The May 20 global launch of a new environmental, social and governance－ESG－bond index simultaneously in Beijing and Luxembourg will increase transparency in the domestic green bond market and improve the level of internationalization of the market, industry professionals said.
That’s because China’s new ESG bond index is expected to provide an important basis for green bond pricing in the primary market.
It will be made accessible to international investors through the Luxembourg Stock Exchange.
The CCB-Wind-CUFE Green ESG Bond Index has been jointly developed by China Construction Bank Corp, Wind Information Technology Co, and the International Institute of Green Finance (IIGF), which is part of the Central University of Finance and Economics in Beijing.
The index aims to evaluate and screen the ESG performance and fundraising projects of the newly issued bonds every week in the national interbank bond market, the Shanghai Stock Exchange and the Shenzhen Stock Exchange.

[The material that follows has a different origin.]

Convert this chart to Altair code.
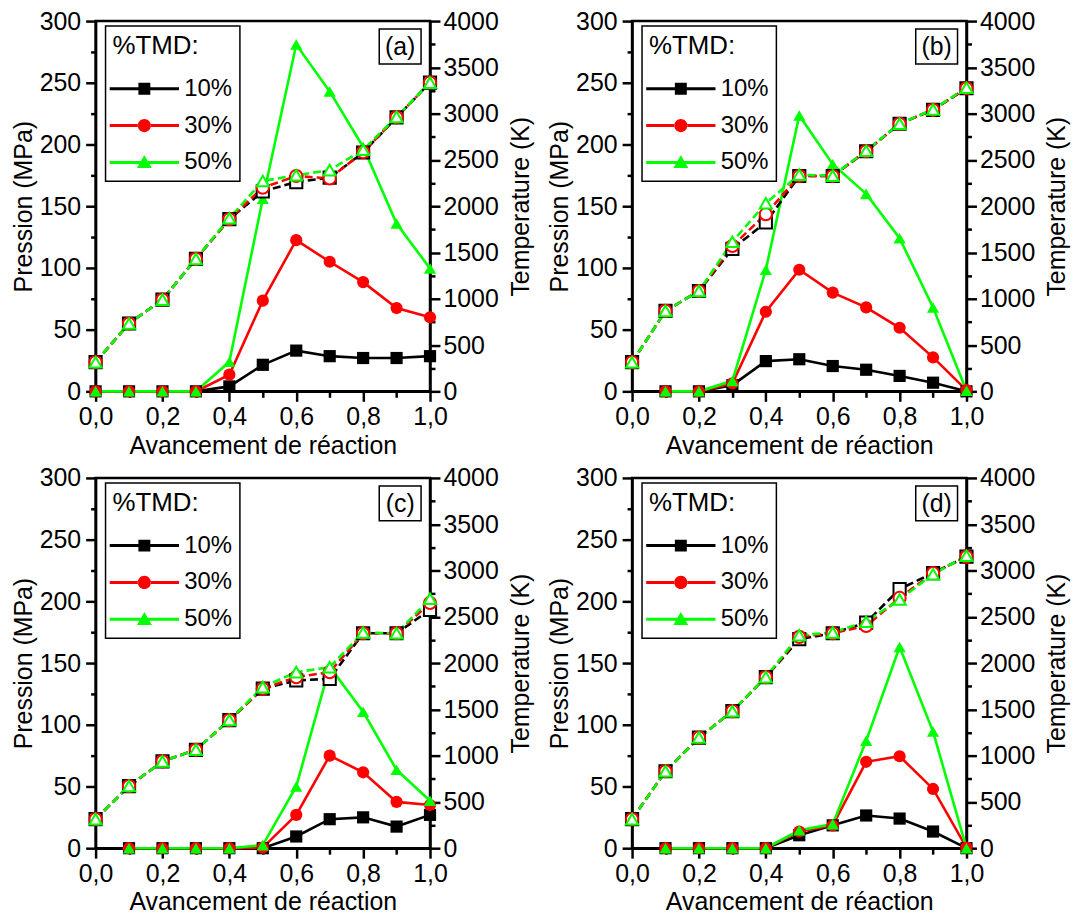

After the screening, the yield data in the primary market of the selected samples are extracted, which will then be reclassified and averaged with specific weights to form a green ESG bond issuance index, according to the Luxembourg Stock Exchange.
“Following China’s recent efforts to further open up its financial markets, international investors are increasingly focusing on China. In parallel, China has established ambitious policies to green its financial system and support sustainable development and the transition toward a low-carbon and more inclusive economy,” said Julie Becker, CEO of the Luxembourg Stock Exchange.
“The development of China’s bond market－coupled with the growth of green finance in China－brings benefits and opportunities far beyond China’s borders. Professional and private investors alike are, therefore, looking for information and data to inform their investment decisions and support both their diversification strategies and sustainability mandates,” she said at the global launch of the index.
China has developed a robust green bond market. By the end of 2020, the volume of labeled green bonds issued in the country exceeded 1 trillion yuan ($155.6 billion), while the volume of unlabeled green bonds hit 10.32 trillion yuan, among which the money invested in green projects reached 6.12 trillion yuan, according to the IIGF.
The new index will fill the gaps in reference pricing of green bonds in the country’s primary market and track the long-term value of green investments, said Wang Hao, executive vice-president of China Construction Bank.
“Taking reference from domestic and international standards for green and ESG bonds, the index will provide international institutional investors with a more intuitive and more accurate instrument that is quantifiable and comparable.
“In this way, it will deepen international investors’ understanding of China’s high-quality corporate green bond issuers, guide more proactive allocation of global funds to the country’s green assets, and accelerate international cooperation of green capital markets,” he said.
China released the “Green Bond Endorsed Projects Catalogue (2021 Edition)” in April, which will come into effect on July 1. The new index is part of the adoption of the updated catalog, said Wang Xin, director of research at the People’s Bank of China, the central bank.
The country’s green finance standards task force has already listed the standards for environmental information disclosure of listed companies and ESG assessment standards of bond issuers as key standards for development this year.
The PBOC will push for the convergence of green bond standards between China and major international green financial markets, apart from promoting the unification of fundamental institutions of the domestic green bond market in the areas, including the administration of bond issuance, ratings and verification, and information disclosure, he said.
Global issuance of green, social and sustainable bonds totaled a record $231 billion in the first quarter of 2021, a 19 percent increase over the previous quarter and more than three times higher than the same quarter last year, Moody’s Investors Service said in a report on May 10.